Maximum clearance can be provided with a hinged and latched forge door that contains built-in changeable baffle plates. A door makes building the refractory structures of equipment much easier, and permits larger pieces to be heated then would pass through a narrowed opening. Best of all it allows movable internal baffles to be used, which would not pass a narrowed exhaust opening; this promotes the use of single burners for short pieces, saving money in a five-gallon propane cylinder furnace run by two ½” burners.

The door is a big step up from an exterior brick baffle wall; it should include a parts entrance that can be varied in size; for instance, with several round (or hexagonal) kiln shelves with different openings to for passing stock through, which can be exchanged, and held in a pocket on the door. All of these improvements don’t need to be seen to at once, so long as a hinged and latched door is included in the forge shell.

    If you choose a simple brick baffle wall in front of the forge, keep the bricks at a small distance from the exhaust opening, to allow hot gases to move up and out, between forge shell and brick wall, while bouncing radiation off of a re-emissive (heat reflective) coating, back into your forge. Keep the stock entrance only as large as is needed to move parts through.

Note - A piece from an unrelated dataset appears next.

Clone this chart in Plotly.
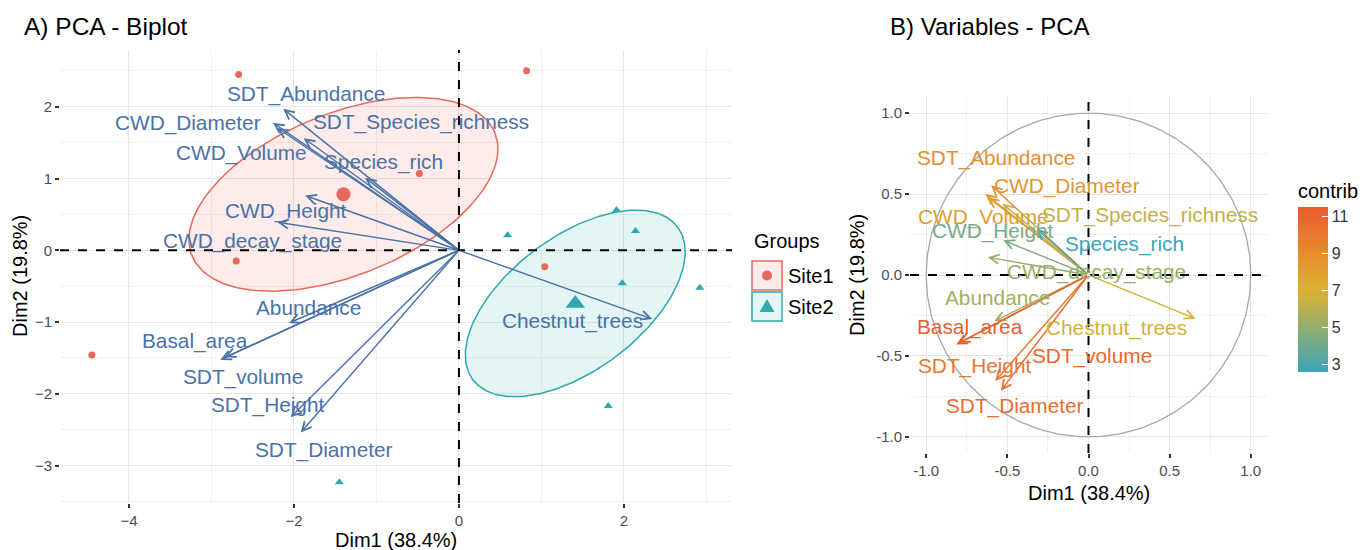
import numpy as np
import plotly.graph_objects as go
from plotly.colors import sample_colorscale

# ---------------- data ----------------
groups = ["Site1", "Site2"]
site1_x = [-2.67, 0.82, -0.48, -2.70, 1.04, -4.45]
site1_y = [2.45, 2.50, 1.07, -0.15, -0.23, -1.46]
site2_x = [0.59, 1.91, 2.14, 1.98, 2.92, 1.81, -1.45]
site2_y = [0.21, 0.56, 0.27, -0.46, -0.52, -2.17, -3.23]
centroid_x = [-1.40, 1.41]
centroid_y = [0.78, -0.74]
ellipse_a = [2.03, 1.64]
ellipse_b = [1.10, 0.88]
ellipse_angle = [27.3, 43.7]

variables = ["SDT_Abundance", "CWD_Diameter", "CWD_Volume", "SDT_Species_richness",
             "Species_rich", "CWD_Height", "CWD_decay_stage", "Abundance",
             "Basal_area", "SDT_volume", "SDT_Height", "SDT_Diameter", "Chestnut_trees"]
var_dim1 = [-0.60, -0.635, -0.62, -0.53, -0.32, -0.525, -0.62, -0.58, -0.815, -0.80, -0.575, -0.54, 0.66]
var_dim2 = [0.555, 0.50, 0.48, 0.44, 0.285, 0.215, 0.11, -0.285, -0.43, -0.42, -0.655, -0.715, -0.27]
contrib = [8.8, 8.6, 8.1, 6.3, 2.6, 4.3, 5.2, 5.5, 11.5, 10.8, 10.0, 10.6, 6.7]
biplot_scale = 3.55
biplot_label_x = [-1.85, -3.29, -2.63, -0.46, -0.92, -2.10, -2.50, -1.82, -3.20, -2.62, -2.32, -1.64, 1.38]
biplot_label_y = [2.18, 1.78, 1.36, 1.79, 1.23, 0.55, 0.13, -0.80, -1.27, -1.77, -2.16, -2.78, -0.98]
var_label_x = [-0.57, -0.13, -0.65, 0.38, 0.22, -0.59, 0.05, -0.56, -0.73, 0.02, -0.70, -0.45, 0.17]
var_label_y = [0.72, 0.55, 0.36, 0.37, 0.19, 0.27, 0.02, -0.14, -0.32, -0.50, -0.56, -0.81, -0.33]

left_xticks = [-4, -2, 0, 2]
left_yticks = [-3, -2, -1, 0, 1, 2]
right_ticks = [-1.0, -0.5, 0.0, 0.5, 1.0]
contrib_ticks = [3, 5, 7, 9, 11]

# ---------------- styles ----------------
W, H = 1360, 550
FONT = "Liberation Sans, Arial, sans-serif"
COL1, COL2 = "#E66A5C", "#2FA9AD"
FILL1, FILL2 = "rgba(240,110,95,0.13)", "rgba(40,175,180,0.13)"
VARCOL = "#4A72A8"
GRID = "#E6E6E6"
GRIDMINOR = "#F1F1F1"
TICKCOL = "#4D4D4D"
CSCALE = [[0, "#3AA6B9"], [0.5, "#DDB32E"], [1, "#EE5A2F"]]
LABEL_SIZE = 20.8


def px(x):
    return x / W


def py(y):
    return 1 - y / H


fig = go.Figure()

# ellipses
t = np.linspace(0, 2 * np.pi, 240)
for i, (lc, fc) in enumerate([(COL1, FILL1), (COL2, FILL2)]):
    th = np.deg2rad(ellipse_angle[i])
    ex = centroid_x[i] + ellipse_a[i] * np.cos(t) * np.cos(th) - ellipse_b[i] * np.sin(t) * np.sin(th)
    ey = centroid_y[i] + ellipse_a[i] * np.cos(t) * np.sin(th) + ellipse_b[i] * np.sin(t) * np.cos(th)
    fig.add_trace(go.Scatter(x=ex, y=ey, mode="lines", fill="toself", fillcolor=fc,
                             line=dict(color=lc, width=1.5), hoverinfo="skip",
                             showlegend=False, xaxis="x", yaxis="y"))

# individuals
fig.add_trace(go.Scatter(x=site1_x, y=site1_y, mode="markers", showlegend=False,
                         marker=dict(symbol="circle", size=7, color=COL1), xaxis="x", yaxis="y"))
fig.add_trace(go.Scatter(x=site2_x, y=site2_y, mode="markers", showlegend=False,
                         marker=dict(symbol="triangle-up", size=8, color=COL2), xaxis="x", yaxis="y"))
fig.add_trace(go.Scatter(x=[centroid_x[0]], y=[centroid_y[0]], mode="markers", showlegend=False,
                         marker=dict(symbol="circle", size=14, color=COL1), xaxis="x", yaxis="y"))
fig.add_trace(go.Scatter(x=[centroid_x[1]], y=[centroid_y[1]], mode="markers", showlegend=False,
                         marker=dict(symbol="triangle-up", size=17, color=COL2), xaxis="x", yaxis="y"))

# correlation circle
theta = np.linspace(0, 2 * np.pi, 300)
fig.add_trace(go.Scatter(x=np.cos(theta), y=np.sin(theta), mode="lines", showlegend=False,
                         line=dict(color="#A8A8A8", width=1.3), hoverinfo="skip",
                         xaxis="x2", yaxis="y2"))

# colorbar carrier
cmin, cmax = min(contrib), max(contrib)
fig.add_trace(go.Scatter(
    x=var_dim1, y=var_dim2, mode="markers", showlegend=False, hoverinfo="skip",
    xaxis="x2", yaxis="y2",
    marker=dict(size=1, opacity=0, color=contrib, colorscale=CSCALE, cmin=cmin, cmax=cmax,
                showscale=True,
                colorbar=dict(
                    title=dict(text="contrib", side="top", font=dict(size=20, color="#000", family=FONT)),
                    x=px(1298), xanchor="left", y=py(276), yanchor="middle",
                    len=192 / H, lenmode="fraction", thickness=30, thicknessmode="pixels",
                    tickvals=contrib_ticks, ticks="inside", ticklen=6, tickcolor="white",
                    tickfont=dict(size=16, color="#333", family=FONT), outlinewidth=0,
                    xpad=0, ypad=0))))

var_colors = sample_colorscale(CSCALE, [(c - cmin) / (cmax - cmin) for c in contrib])

annotations = []
# biplot arrows
for i, v in enumerate(variables):
    annotations.append(dict(
        x=var_dim1[i] * biplot_scale, y=var_dim2[i] * biplot_scale, ax=0, ay=0,
        xref="x", yref="y", axref="x", ayref="y", showarrow=True, text="",
        arrowhead=5, arrowsize=1.3, arrowwidth=1.4, arrowcolor=VARCOL))
for i, v in enumerate(variables):
    annotations.append(dict(
        x=biplot_label_x[i], y=biplot_label_y[i], xref="x", yref="y", text=v, showarrow=False,
        font=dict(size=LABEL_SIZE, color=VARCOL, family=FONT), xanchor="center", yanchor="middle"))

# variable arrows
for i, v in enumerate(variables):
    annotations.append(dict(
        x=var_dim1[i], y=var_dim2[i], ax=0, ay=0,
        xref="x2", yref="y2", axref="x2", ayref="y2", showarrow=True, text="",
        arrowhead=5, arrowsize=1.3, arrowwidth=1.4, arrowcolor=var_colors[i]))
for i, v in enumerate(variables):
    annotations.append(dict(
        x=var_label_x[i], y=var_label_y[i], xref="x2", yref="y2", text=v, showarrow=False,
        font=dict(size=LABEL_SIZE, color=var_colors[i], family=FONT), xanchor="center", yanchor="middle"))

# titles
annotations += [
    dict(x=px(22), y=py(27), xref="paper", yref="paper", text="A) PCA - Biplot", showarrow=False,
         xanchor="left", yanchor="middle", font=dict(size=24.5, color="#000", family=FONT)),
    dict(x=px(888), y=py(27), xref="paper", yref="paper", text="B) Variables - PCA", showarrow=False,
         xanchor="left", yanchor="middle", font=dict(size=24, color="#000", family=FONT)),
    dict(x=px(396), y=py(540), xref="paper", yref="paper", text="Dim1 (38.4%)", showarrow=False,
         xanchor="center", yanchor="middle", font=dict(size=20, color="#000", family=FONT)),
    dict(x=px(1089), y=py(493), xref="paper", yref="paper", text="Dim1 (38.4%)", showarrow=False,
         xanchor="center", yanchor="middle", font=dict(size=20, color="#000", family=FONT)),
    dict(x=px(20), y=py(276), xref="paper", yref="paper", text="Dim2 (19.8%)", showarrow=False,
         textangle=-90, xanchor="center", yanchor="middle", font=dict(size=20, color="#000", family=FONT)),
    dict(x=px(857), y=py(275), xref="paper", yref="paper", text="Dim2 (19.8%)", showarrow=False,
         textangle=-90, xanchor="center", yanchor="middle", font=dict(size=20, color="#000", family=FONT)),
    # legend
    dict(x=px(752), y=py(241), xref="paper", yref="paper", text="Groups", showarrow=False,
         xanchor="left", yanchor="middle", font=dict(size=20, color="#000", family=FONT)),
    dict(x=px(786), y=py(276), xref="paper", yref="paper", text=groups[0], showarrow=False,
         xanchor="left", yanchor="middle", font=dict(size=20, color="#000", family=FONT)),
    dict(x=px(786), y=py(307), xref="paper", yref="paper", text=groups[1], showarrow=False,
         xanchor="left", yanchor="middle", font=dict(size=20, color="#000", family=FONT)),
]

shapes = [
    # reference dashed lines
    dict(type="line", xref="x", yref="y domain", x0=0, x1=0, y0=0, y1=1,
         line=dict(color="#000", width=2, dash="dash")),
    dict(type="line", xref="x domain", yref="y", x0=0, x1=1, y0=0, y1=0,
         line=dict(color="#000", width=2, dash="dash")),
    dict(type="line", xref="x2", yref="y2 domain", x0=0, x1=0, y0=0, y1=1,
         line=dict(color="#000", width=2, dash="dash")),
    dict(type="line", xref="x2 domain", yref="y2", x0=0, x1=1, y0=0, y1=0,
         line=dict(color="#000", width=2, dash="dash")),
    # legend keys
    dict(type="rect", xref="paper", yref="paper", x0=px(752), x1=px(782), y0=py(290), y1=py(261),
         fillcolor=FILL1, line=dict(color=COL1, width=1.5)),
    dict(type="rect", xref="paper", yref="paper", x0=px(752), x1=px(782), y0=py(321), y1=py(292),
         fillcolor=FILL2, line=dict(color=COL2, width=1.5)),
    dict(type="circle", xref="paper", yref="paper", x0=px(762), x1=px(772), y0=py(280.5), y1=py(270.5),
         fillcolor=COL1, line=dict(width=0)),
    dict(type="path", xref="paper", yref="paper",
         path=f"M {px(759.5)},{py(312)} L {px(774.5)},{py(312)} L {px(767)},{py(299)} Z",
         fillcolor=COL2, line=dict(width=0)),
]

axis_common = dict(showline=False, zeroline=False, ticks="outside", ticklen=4, tickwidth=1.5,
                   tickcolor="#333", tickfont=dict(size=15, color=TICKCOL, family=FONT),
                   gridcolor=GRID, gridwidth=1, automargin=False)

fig.update_layout(
    width=W, height=H, autosize=False,
    margin=dict(l=0, r=0, t=0, b=0, pad=0, autoexpand=False),
    paper_bgcolor="white", plot_bgcolor="white",
    font=dict(family=FONT),
    showlegend=False,
    xaxis=dict(domain=[px(60), px(732)], range=[-4.836, 3.31], tickvals=left_xticks,
               minor=dict(tickvals=[-3, -1, 1, 3], showgrid=True, gridcolor=GRIDMINOR, gridwidth=1),
               anchor="y", **axis_common),
    yaxis=dict(domain=[py(503), py(50)], range=[-3.52, 2.79], tickvals=left_yticks,
               minor=dict(tickvals=[-3.5, -2.5, -1.5, -0.5, 0.5, 1.5, 2.5], showgrid=True,
                          gridcolor=GRIDMINOR, gridwidth=1),
               anchor="x", **axis_common),
    xaxis2=dict(domain=[px(910), px(1267)], range=[-1.1, 1.1], tickvals=right_ticks,
                ticktext=["-1.0", "-0.5", "0.0", "0.5", "1.0"],
                minor=dict(tickvals=[-0.75, -0.25, 0.25, 0.75], showgrid=True, gridcolor=GRIDMINOR, gridwidth=1),
                anchor="y2", **axis_common),
    yaxis2=dict(domain=[py(453), py(97)], range=[-1.1, 1.1], tickvals=right_ticks,
                ticktext=["-1.0", "-0.5", "0.0", "0.5", "1.0"],
                minor=dict(tickvals=[-0.75, -0.25, 0.25, 0.75], showgrid=True, gridcolor=GRIDMINOR, gridwidth=1),
                anchor="x2", **axis_common),
    annotations=annotations,
    shapes=shapes,
)

fig.write_html("out.html", config={"displayModeBar": False},
               post_script="document.body.style.margin='0';document.body.style.overflow='hidden';")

    This arrangement helps to slow the flow of expended gas in the forge interior, as it heads toward the exhaust opening; and then speed the gas up through the opening; another highly desirable trade off. So, you are gaining hang time for the heated gas in the forge, and recuperative savings from bounce back of radiant energy; another win-win situation. A baffle wall also minimizes infrared and visible light from impacting your eyes and skin, improving your health and comfort.

    

While hinged and latched doors can do just as much on box shaped forges, all the examples I have seen slide up and down.

High alumina kiln shelves are seven times more insulating than hard fire brick; they are also tougher at forge temperatures, which is an important consideration for something you will end up shoving parts back and forth through. Using alternate kiln shelves, with different part openings is fine, but building an elaborate system of moving kiln shelf parts to ape the ability of bricks to change their openings comes under the heading of "gilding the Lilly." The additional energy savings it provides probably isn't worth the effort. Make up new openings in shelve baffle walls sparingly. Diamond coated and carbide coated rotary burrs (and coated hole saws) are the preferred way to drill holes in kiln shelves. Friction cutoff blades and diamond coated blades are the best way to cut lines between those holes.

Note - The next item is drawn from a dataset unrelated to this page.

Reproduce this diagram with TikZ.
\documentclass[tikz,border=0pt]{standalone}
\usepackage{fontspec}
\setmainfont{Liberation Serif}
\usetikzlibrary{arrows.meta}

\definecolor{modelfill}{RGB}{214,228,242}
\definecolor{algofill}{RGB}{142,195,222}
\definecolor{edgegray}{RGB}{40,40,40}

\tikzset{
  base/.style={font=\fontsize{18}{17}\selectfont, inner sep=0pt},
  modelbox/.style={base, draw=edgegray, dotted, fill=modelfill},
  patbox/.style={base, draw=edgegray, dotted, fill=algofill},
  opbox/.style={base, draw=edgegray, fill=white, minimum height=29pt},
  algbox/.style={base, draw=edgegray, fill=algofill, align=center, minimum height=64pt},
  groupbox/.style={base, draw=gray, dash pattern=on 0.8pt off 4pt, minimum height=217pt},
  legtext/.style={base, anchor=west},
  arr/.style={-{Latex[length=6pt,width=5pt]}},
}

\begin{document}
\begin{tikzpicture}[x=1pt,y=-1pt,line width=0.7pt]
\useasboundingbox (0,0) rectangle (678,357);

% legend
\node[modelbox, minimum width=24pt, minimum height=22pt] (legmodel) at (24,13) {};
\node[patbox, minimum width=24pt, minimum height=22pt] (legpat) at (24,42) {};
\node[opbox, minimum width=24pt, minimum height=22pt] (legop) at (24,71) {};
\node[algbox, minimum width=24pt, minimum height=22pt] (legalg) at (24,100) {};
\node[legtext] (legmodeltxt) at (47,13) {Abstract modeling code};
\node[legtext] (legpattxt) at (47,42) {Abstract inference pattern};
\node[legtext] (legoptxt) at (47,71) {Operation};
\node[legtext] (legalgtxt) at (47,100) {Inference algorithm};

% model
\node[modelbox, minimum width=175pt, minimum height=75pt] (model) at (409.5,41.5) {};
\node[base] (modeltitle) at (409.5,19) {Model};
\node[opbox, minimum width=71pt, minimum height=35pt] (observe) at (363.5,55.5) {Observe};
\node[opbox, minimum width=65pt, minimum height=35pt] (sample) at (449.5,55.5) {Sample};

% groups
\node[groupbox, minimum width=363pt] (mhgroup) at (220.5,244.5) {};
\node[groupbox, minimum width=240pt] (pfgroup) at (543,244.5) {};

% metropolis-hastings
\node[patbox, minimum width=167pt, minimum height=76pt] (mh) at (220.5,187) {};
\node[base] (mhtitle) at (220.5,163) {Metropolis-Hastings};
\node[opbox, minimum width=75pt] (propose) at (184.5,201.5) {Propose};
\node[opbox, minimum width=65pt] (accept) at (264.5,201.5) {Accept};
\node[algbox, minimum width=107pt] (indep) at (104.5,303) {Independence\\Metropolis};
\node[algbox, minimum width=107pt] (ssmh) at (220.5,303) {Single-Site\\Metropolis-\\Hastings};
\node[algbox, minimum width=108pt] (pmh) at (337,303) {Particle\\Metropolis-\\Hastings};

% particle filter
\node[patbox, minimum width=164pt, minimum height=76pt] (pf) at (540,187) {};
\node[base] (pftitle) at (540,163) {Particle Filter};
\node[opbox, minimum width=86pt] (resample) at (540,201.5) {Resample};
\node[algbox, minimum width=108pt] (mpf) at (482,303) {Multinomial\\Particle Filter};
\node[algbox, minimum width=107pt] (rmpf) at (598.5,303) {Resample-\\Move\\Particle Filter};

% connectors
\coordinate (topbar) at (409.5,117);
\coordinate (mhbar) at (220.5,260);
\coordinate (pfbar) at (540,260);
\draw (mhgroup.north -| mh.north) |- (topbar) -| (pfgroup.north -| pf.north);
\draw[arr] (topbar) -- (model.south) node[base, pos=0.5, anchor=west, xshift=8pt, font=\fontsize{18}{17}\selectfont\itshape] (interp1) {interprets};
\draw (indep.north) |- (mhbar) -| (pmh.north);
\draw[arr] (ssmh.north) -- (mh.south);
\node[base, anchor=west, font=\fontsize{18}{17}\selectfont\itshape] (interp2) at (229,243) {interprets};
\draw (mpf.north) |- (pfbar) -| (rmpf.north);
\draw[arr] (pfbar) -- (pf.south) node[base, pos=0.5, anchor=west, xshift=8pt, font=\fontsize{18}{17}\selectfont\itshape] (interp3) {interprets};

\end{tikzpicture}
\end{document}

    You want to coat the hot-face of the door with one of the re-emissive coatings, use a formula of 95% zirconia silicate (zircon) and 5% Veegum (or bentonite as an alternate); this mixture makes a tough re-emissive coating for wear surfaces. Zirconium silicate can also be mixed with fumed silica to make a tuff and effective coating on refractories (but not on ceramic fiber products). There are other choices, Like Plistex, but none of them are as economical or easily purchased in other countries.

    All these advantages can be applied in casting furnace mode, if a round kiln shelf is placed in a hoop, which can be swung into position above the furnace and swung out of the way during crucible removal. A mall center hole in the shelf allows observation and metal to be added to the melt; it also provides a rest for preheating metal to make sure it is thoroughly dry before placement in the crucible.